Il malessere della base
Non è un mistero che tra gli elettori del Pdl il malcontento per il sostegno al governo e alla manovra sia notevole. Lo dimostrano, tutti i giorni, le valanghe di messaggi che piovono sui siti dedicati al centrodestra, tra cui il forum ufficiale, quello di “Spazio azzurro”. Anche qui, naturalmente, non mancano i “realisti” che condividono la scelta di appoggiare i tecnici:  «Bene presidente per l’appoggio a Monti. Basta con la lega opportunista. Sii realista, per vincere la sinistra è necessaria l’alleanza con il centro».  Di parere diverso chi sostene che “il governo Monti deve durare solo il tempo necessario a raddrizzare i conti dello Stato”. .

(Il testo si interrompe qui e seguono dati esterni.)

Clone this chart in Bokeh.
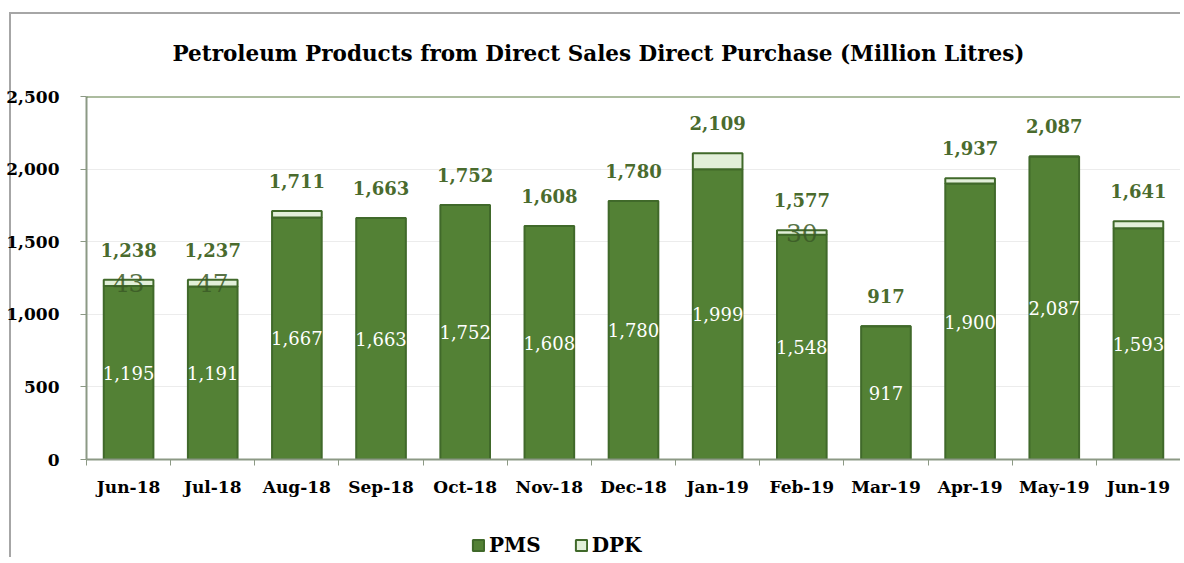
from bokeh.plotting import figure
from bokeh.layouts import column
from bokeh.models import (ColumnDataSource, LinearAxis, CategoricalAxis, FixedTicker,
                          Legend, LegendItem, NumeralTickFormatter, Span)
from bokeh.core.properties import value
from bokeh.embed import file_html
from bokeh.resources import INLINE

months = ["Jun-18", "Jul-18", "Aug-18", "Sep-18", "Oct-18", "Nov-18", "Dec-18",
          "Jan-19", "Feb-19", "Mar-19", "Apr-19", "May-19", "Jun-19"]
pms = [1195, 1191, 1667, 1663, 1752, 1608, 1780, 1999, 1548, 917, 1900, 2087, 1593]
dpk = [43, 47, 44, 0, 0, 0, 0, 110, 30, 0, 37, 0, 48]
totals = [1238, 1237, 1711, 1663, 1752, 1608, 1780, 2109, 1577, 917, 1937, 2087, 1641]
dpk_labels = ["43", "47", "", "", "", "", "", "", "30", "", "", "", ""]
y_ticks = [0, 500, 1000, 1500, 2000, 2500]

FONT = "DejaVu Serif"
PMS_C = "#538135"
DPK_C = "#e2efd9"
EDGE = "#40692a"
LBL_C = "#4a6b2e"
AX_C = "#8c9985"
GRAD = "linear-gradient(#a6a6a6, #a6a6a6)"

src = ColumnDataSource(dict(
    m=months, pms=pms, dpk=dpk, tot=totals,
    pms_mid=[v / 2 for v in pms],
    dpk_mid=[p + d / 2 for p, d in zip(pms, dpk)],
    top=[p + d for p, d in zip(pms, dpk)],
    pms_lbl=[f"{v:,}" for v in pms],
    tot_lbl=[f"{v:,}" for v in totals],
    dpk_lbl=dpk_labels,
))

p = figure(x_range=months, y_range=(0, 2500), width=1180, height=527,
           output_backend="svg", toolbar_location=None, x_axis_location=None,
           min_border_left=86, min_border_right=0, min_border_top=96,
           min_border_bottom=68)
p.styles = {"background": f"{GRAD} 9px 12px / 100% 2px no-repeat, "
                          f"{GRAD} 9px 12px / 2px 100% no-repeat"}
p.outline_line_color = None
p.background_fill_color = "white"
p.border_fill_alpha = 0

# title
p.title.text = "Petroleum Products from  Direct Sales Direct Purchase (Million Litres)"
p.title.text_font = FONT
p.title.text_font_size = "21.5px"
p.title.text_font_style = "bold"
p.title.text_color = "black"
p.title.align = "left"
p.title.offset = 86
p.title.standoff = 62

# grid
p.xgrid.grid_line_color = None
p.ygrid.ticker = FixedTicker(ticks=y_ticks)
p.ygrid.grid_line_color = "#ececec"
p.ygrid.grid_line_width = 1
p.add_layout(Span(location=2500, dimension="width", line_color="#5a7a40", line_width=2))

# y axis
ya = p.yaxis[0]
ya.ticker = FixedTicker(ticks=y_ticks)
ya.formatter = NumeralTickFormatter(format="0,0")
ya.major_label_text_font = FONT
ya.major_label_text_font_size = "17px"
ya.major_label_text_font_style = "bold"
ya.major_label_text_color = "black"
ya.axis_line_color = AX_C
ya.axis_line_width = 2
ya.major_tick_line_color = AX_C
ya.major_tick_out = 6
ya.major_tick_in = 0
ya.minor_tick_line_color = None
ya.major_label_standoff = 21

# x axis: boundary ticks + category labels
tick_axis = LinearAxis(ticker=FixedTicker(ticks=list(range(14))),
                       major_label_text_alpha=0, major_label_text_font_size="1px",
                       major_label_standoff=0,
                       axis_line_color=AX_C, axis_line_width=2,
                       major_tick_line_color=AX_C, major_tick_out=6, major_tick_in=0,
                       minor_tick_line_color=None)
p.add_layout(tick_axis, "below")
cat_axis = CategoricalAxis(axis_line_color=None, major_tick_line_color=None,
                           major_label_text_font=FONT, major_label_text_font_size="17px",
                           major_label_text_font_style="bold",
                           major_label_text_color="black", major_label_standoff=5)
p.add_layout(cat_axis, "below")

# bars
p.vbar(x="m", bottom=0, top="pms", width=0.59, source=src,
       fill_color=PMS_C, line_color=EDGE, line_width=2)
p.vbar(x="m", bottom="pms", top="top", width=0.59, source=src,
       fill_color=DPK_C, line_color=EDGE, line_width=2)

# labels
p.text(x="m", y="pms_mid", text="pms_lbl", source=src, text_align="center",
       text_baseline="middle", text_color="white", text_font=value(FONT),
       text_font_size="18px")
p.text(x="m", y="dpk_mid", text="dpk_lbl", source=src, text_align="center",
       text_baseline="middle", text_color="#3b5a26", text_alpha=0.85,
       text_font=value(FONT), text_font_size="25px")
p.text(x="m", y="top", text="tot_lbl", source=src, text_align="center",
       text_baseline="middle", y_offset=-30, text_color=LBL_C, text_font=value(FONT),
       text_font_size="18px", text_font_style="bold")

# legend strip (separate figure below the chart)
lg = figure(x_range=months, y_range=(0, 2500), width=1180, height=30,
            output_backend="svg", toolbar_location=None, x_axis_location=None,
            y_axis_location=None, min_border=0)
lg.styles = {"background": f"{GRAD} 9px 0 / 2px 100% no-repeat"}
lg.outline_line_color = None
lg.grid.grid_line_color = None
lg.background_fill_alpha = 0
lg.border_fill_alpha = 0
lr1 = lg.vbar(x="m", bottom=0, top="pms", width=0.59, source=src, visible=False,
              fill_color=PMS_C, line_color=EDGE, line_width=2)
lr2 = lg.vbar(x="m", bottom="pms", top="top", width=0.59, source=src, visible=False,
              fill_color=DPK_C, line_color=EDGE, line_width=2)
legend = Legend(items=[LegendItem(label="PMS", renderers=[lr1]),
                       LegendItem(label="DPK", renderers=[lr2])],
                orientation="horizontal", location=(385, 0),
                label_text_font=FONT, label_text_font_size="20px",
                label_text_font_style="bold", label_text_color="black",
                glyph_width=14, glyph_height=14, spacing=33, label_standoff=4,
                label_height=18,
                border_line_color=None, background_fill_alpha=0, padding=0, margin=0)
lg.add_layout(legend, "center")

layout = column(p, lg, spacing=0)
open("out.html", "w").write(file_html(layout, INLINE))
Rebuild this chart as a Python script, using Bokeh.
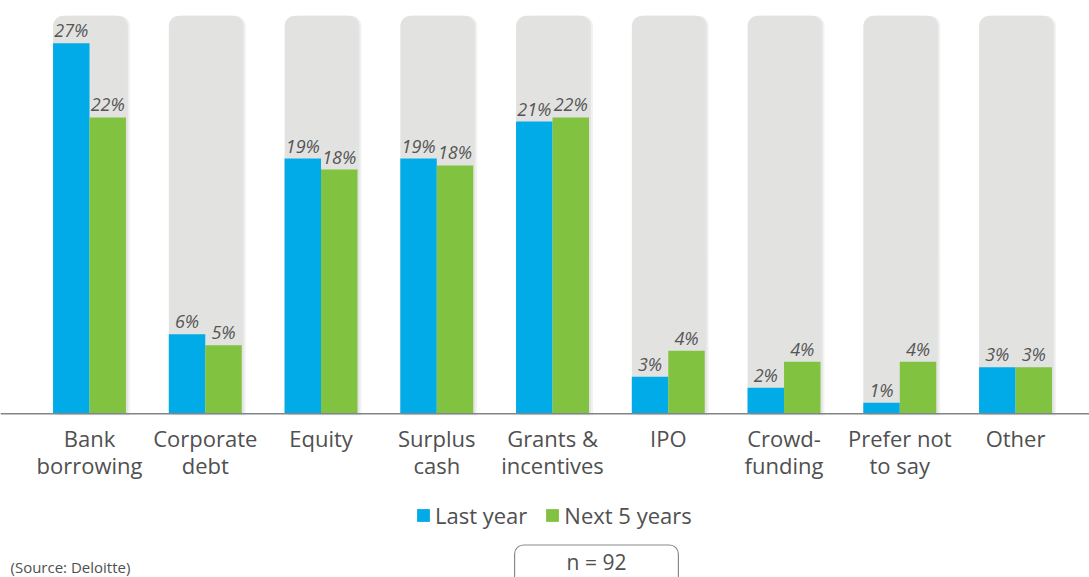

Come parlare agli elettori
Ignorare che dietro i mal di pancia dei parlamentari ci sia una reale difficoltà dell’elettorato a comprendere il “doppio binario” del Pdl, sarebbe un grave errore. Soprattutto perché emerge la percezione che Berlusconi abbia fatto un passo indietro per salvare l’Italia dal proprio governo. E purtroppo Napolitano, in questa chiave, anche ieri ha alimentato l’equivoco, parlando di un governo Berlusconi “che era arrivato al limite”. La scelta del Cavaliere matura invece in un’ottica diversa: sottrarre il Paese alle pressioni indebite Germania e Francia, dei poteri forti, rimuovere l’alibi dello spread, bloccare l’offensiva mediatica. Forse nel Pdl, prima di segnare solchi politici che ipotecano il futuro, sarebbe il caso di illustrare meglio la posizione del sostegno a Monti come “male necessario”, ma anche la coerenza delle critiche alle misure che il Pdl non avrebbe fatto in quel modo. E non è poco.